The basic premise of all philosophy is really an observation of nature in order to explicate the phenomena we call time and space, hopefully stoking communication and understanding with others; derivations of this exist as the philosophies of a subject matter — the philosophy of language or the philosophy of art, religion, science, whatever. But language, art, religion, and so on, are all derivations of nature and its cycles, syntheses of accumulative, explicated observations of nature: the burning of forests, the reticence of the rains, starved flowers, skies of color, the way a stone chips, and the constant winds editing our paths. Moreover, however we observe and describe any experience, field or linoleum floor, both the experience and the observation are inextricable from the heretofore indisputable law of certain death.

When you stop on your path to consider all the why that sprouts around us, one might be able to see that every effort in which we partake is also one of disorientation. Namely, to even describe on the internet a California desert, for an anonymous someone thousands of miles away, is to disorient yourself, yet for a brief period of time, from the direct and present nature surrounding you, inasmuch as the description imparts the same temporal extraction for an unknown reader. To describe crestfallen ocotillos hammered and lain dead by a storm paints a knowledge image while it similarly defines natural action.

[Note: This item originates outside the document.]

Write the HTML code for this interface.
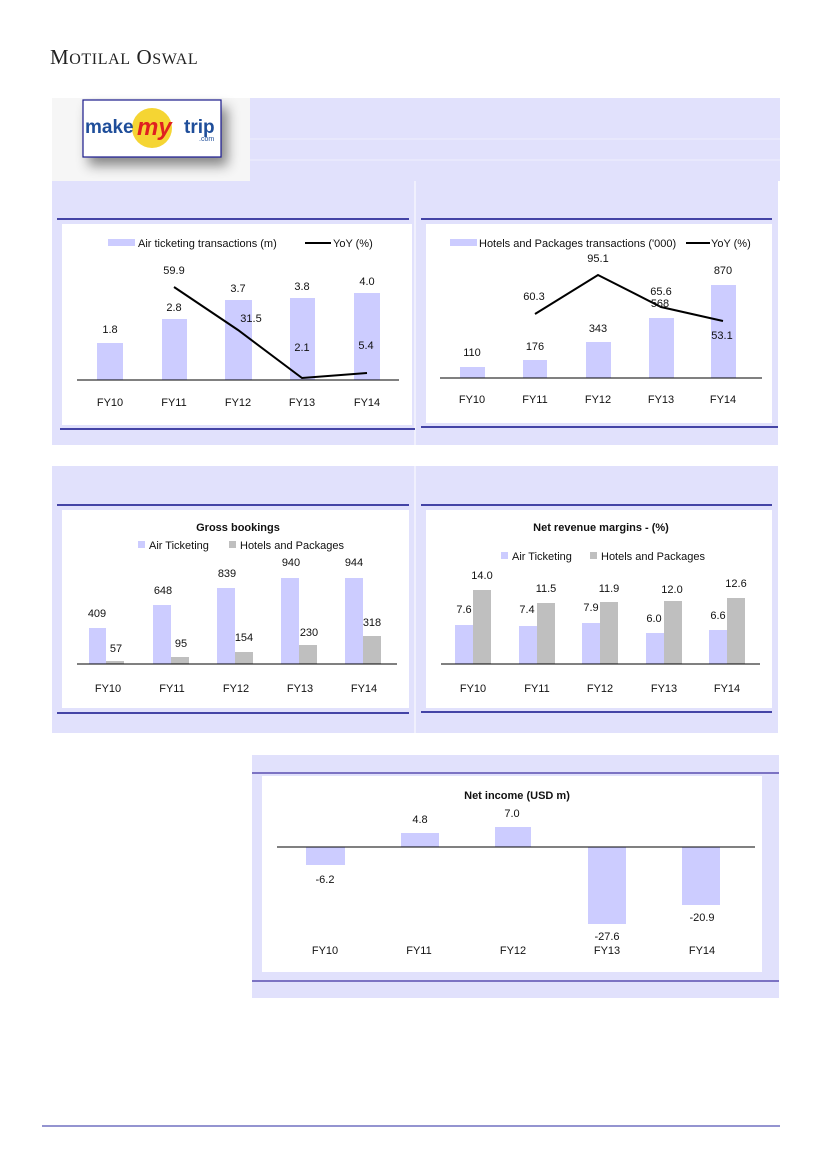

Much of the troubling why of existence is human-created, war for instance, but mirrored from nature, the compulsive thirst for resources and those shadowy lurking hungers and starvations. The drive of the technological age seems to be the repeated self-conviction that a centralization of knowledge imagery will somehow positively change a growing humanity that rapidly encroaches more corners of the natural world, though the present temperatures of society (and climate) suggest we’re quite slow to elaborate how more technology will propagate, or more importantly inspire, an improved participation with natural forces. But, like the circularity of a child philosopher, no dialogue, technologically mitigated or otherwise, will ever breach the terminal why of nature’s terminability. Perhaps for our own good, and certainly for nature’s sake.

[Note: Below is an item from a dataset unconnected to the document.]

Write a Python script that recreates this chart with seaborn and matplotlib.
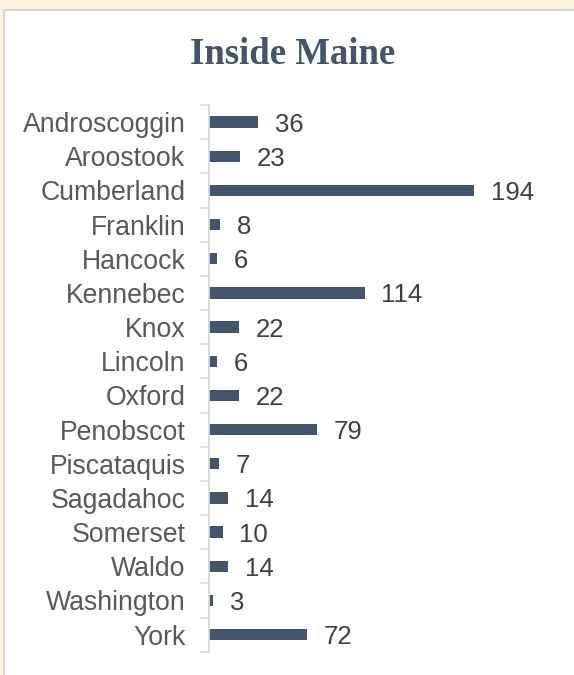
import matplotlib
matplotlib.use("Agg")
import matplotlib.pyplot as plt
import seaborn as sns
import pandas as pd
from matplotlib.patches import Rectangle

counties = ["Androscoggin", "Aroostook", "Cumberland", "Franklin", "Hancock",
            "Kennebec", "Knox", "Lincoln", "Oxford", "Penobscot", "Piscataquis",
            "Sagadahoc", "Somerset", "Waldo", "Washington", "York"]
values = [36, 23, 194, 8, 6, 114, 22, 6, 22, 79, 7, 14, 10, 14, 3, 72]
title = "Inside Maine"

df = pd.DataFrame({"county": counties, "value": values})

sns.set_theme(style="white")
plt.rcParams["font.family"] = ["Liberation Sans", "DejaVu Sans"]

fig = plt.figure(figsize=(5.74, 6.75), dpi=100)
fig.patch.set_facecolor("#FCF1DE")
panel = Rectangle((4 / 574, -0.05), 1.05, 1 - 10 / 675 + 0.05,
                  transform=fig.transFigure, facecolor="white",
                  edgecolor="#D6D6D6", linewidth=1.5, zorder=-10)
fig.patches.append(panel)

ax = fig.add_axes([209 / 574, 1 - 651.7 / 675, (560 - 209) / 574, (651.7 - 105) / 675])
ax.set_zorder(5)
ax.set_facecolor("none")

bar_color = "#44546A"
sns.barplot(data=df, x="value", y="county", orient="h", color=bar_color,
            width=0.33, saturation=1, ax=ax, edgecolor="none")

ax.set_xlim(0, 351 / 1.366)
ax.set_ylim(len(counties) - 0.5, -0.5)
ax.set_xlabel("")
ax.set_ylabel("")
ax.set_xticks([])

for s in ["top", "right", "bottom"]:
    ax.spines[s].set_visible(False)
ax.spines["left"].set_color("#D9D9D9")
ax.spines["left"].set_linewidth(1.3)

ax.set_yticks(range(len(counties)))
ax.set_yticklabels(counties)
ax.tick_params(axis="y", which="major", length=0, pad=17, labelsize=19.2,
               labelcolor="#595959")
ax.set_yticks([i - 0.5 for i in range(len(counties) + 1)], minor=True)
ax.tick_params(axis="y", which="minor", length=6.5, width=1.1, color="#D9D9D9",
               direction="out", left=True)

for c in ax.containers:
    texts = ax.bar_label(c, labels=[str(v) for v in values], padding=12,
                         fontsize=18.5, color="#404040")
    for t in texts:
        t.set_va("center_baseline")

fig.text(293 / 574, 1 - 55 / 675, title, ha="center", va="center",
         fontsize=26.5, fontweight="bold", color="#44546A",
         family=["Liberation Serif", "DejaVu Serif"], zorder=6)

fig.savefig("out.png", dpi=100, facecolor=fig.get_facecolor())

Monoliths on the Calcite Mine trail, Anza-Borrego Desert State Park, Chris Rusak 2016

In any case, the creations of language, art, religion, science — the action of philosophy itself; thought, really — is a blindside to the human dilemma of perpetual disorientation: All soundless pause leads to an absence of direction. No matter all the commas and descriptors lining our path, whatever our war colors in society, the answers are evanescent at best, true and complete knowing is implausible given the scope and force of the natural world and the scope and force of the creatures hungry inside it. And what we individually know is quantitatively closer to nothing than some things.

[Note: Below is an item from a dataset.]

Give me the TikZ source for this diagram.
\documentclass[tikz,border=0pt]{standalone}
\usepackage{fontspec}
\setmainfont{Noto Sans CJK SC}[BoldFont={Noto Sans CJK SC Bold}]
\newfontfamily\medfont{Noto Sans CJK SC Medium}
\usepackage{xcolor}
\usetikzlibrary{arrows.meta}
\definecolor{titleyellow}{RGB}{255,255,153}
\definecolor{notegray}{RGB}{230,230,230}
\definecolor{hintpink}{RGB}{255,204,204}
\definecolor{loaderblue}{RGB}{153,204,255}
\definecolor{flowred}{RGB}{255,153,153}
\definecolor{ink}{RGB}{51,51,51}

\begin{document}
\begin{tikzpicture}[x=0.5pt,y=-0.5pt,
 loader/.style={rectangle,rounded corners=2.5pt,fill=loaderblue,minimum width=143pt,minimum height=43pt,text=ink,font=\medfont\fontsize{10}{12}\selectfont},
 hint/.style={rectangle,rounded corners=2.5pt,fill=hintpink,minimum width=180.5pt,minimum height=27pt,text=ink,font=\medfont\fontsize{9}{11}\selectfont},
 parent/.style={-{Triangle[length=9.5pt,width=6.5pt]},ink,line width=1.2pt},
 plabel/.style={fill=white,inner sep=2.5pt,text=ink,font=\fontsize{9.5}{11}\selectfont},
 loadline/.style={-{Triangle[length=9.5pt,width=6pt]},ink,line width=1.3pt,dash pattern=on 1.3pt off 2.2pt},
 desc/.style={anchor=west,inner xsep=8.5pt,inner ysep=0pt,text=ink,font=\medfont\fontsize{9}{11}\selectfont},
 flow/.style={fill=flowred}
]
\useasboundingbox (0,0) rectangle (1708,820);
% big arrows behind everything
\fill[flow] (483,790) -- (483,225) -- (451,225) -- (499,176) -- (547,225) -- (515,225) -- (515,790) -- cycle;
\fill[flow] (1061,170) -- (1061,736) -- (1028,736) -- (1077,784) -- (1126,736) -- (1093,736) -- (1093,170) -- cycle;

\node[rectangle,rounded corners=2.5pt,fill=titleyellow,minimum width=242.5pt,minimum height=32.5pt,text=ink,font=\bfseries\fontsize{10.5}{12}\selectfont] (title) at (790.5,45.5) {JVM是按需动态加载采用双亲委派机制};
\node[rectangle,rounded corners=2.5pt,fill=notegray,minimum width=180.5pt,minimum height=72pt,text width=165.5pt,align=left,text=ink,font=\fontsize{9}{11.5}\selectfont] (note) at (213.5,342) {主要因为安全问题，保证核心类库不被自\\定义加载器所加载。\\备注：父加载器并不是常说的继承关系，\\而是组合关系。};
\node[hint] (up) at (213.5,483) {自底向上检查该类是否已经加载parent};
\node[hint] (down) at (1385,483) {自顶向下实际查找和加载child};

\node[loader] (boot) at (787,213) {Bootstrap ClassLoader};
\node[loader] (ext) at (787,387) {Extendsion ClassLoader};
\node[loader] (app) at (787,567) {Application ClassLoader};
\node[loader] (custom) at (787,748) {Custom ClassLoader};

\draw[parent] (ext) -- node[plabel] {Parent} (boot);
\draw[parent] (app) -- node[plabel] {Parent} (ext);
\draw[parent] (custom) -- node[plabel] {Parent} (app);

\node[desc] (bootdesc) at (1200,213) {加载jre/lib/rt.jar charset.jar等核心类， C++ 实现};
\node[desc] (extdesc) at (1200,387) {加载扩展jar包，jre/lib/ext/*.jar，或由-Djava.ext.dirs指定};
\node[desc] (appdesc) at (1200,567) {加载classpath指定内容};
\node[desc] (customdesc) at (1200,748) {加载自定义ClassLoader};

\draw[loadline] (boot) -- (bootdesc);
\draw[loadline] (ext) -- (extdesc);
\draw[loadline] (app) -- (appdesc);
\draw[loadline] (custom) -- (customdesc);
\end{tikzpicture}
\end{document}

It is the believing we undertake, however, that we could describe a dead ocotillo to another and by that orient ourselves toward each other which lays down a continued path for many of us to undertake. Deities or no, the mere human synthesis of belief shields us briefly enough from the loud natural forces which will inevitably shatter us like revealed facets of calcite.

But still, though, that pure feeling of laying upside-down atop a calcite mine ledge to observe nature askew, its dizzying disorientation, and the force of that moment as it reorients us alone to our self, and to the spaces between us and through sky.

I would know nothing so to hinge that way forever.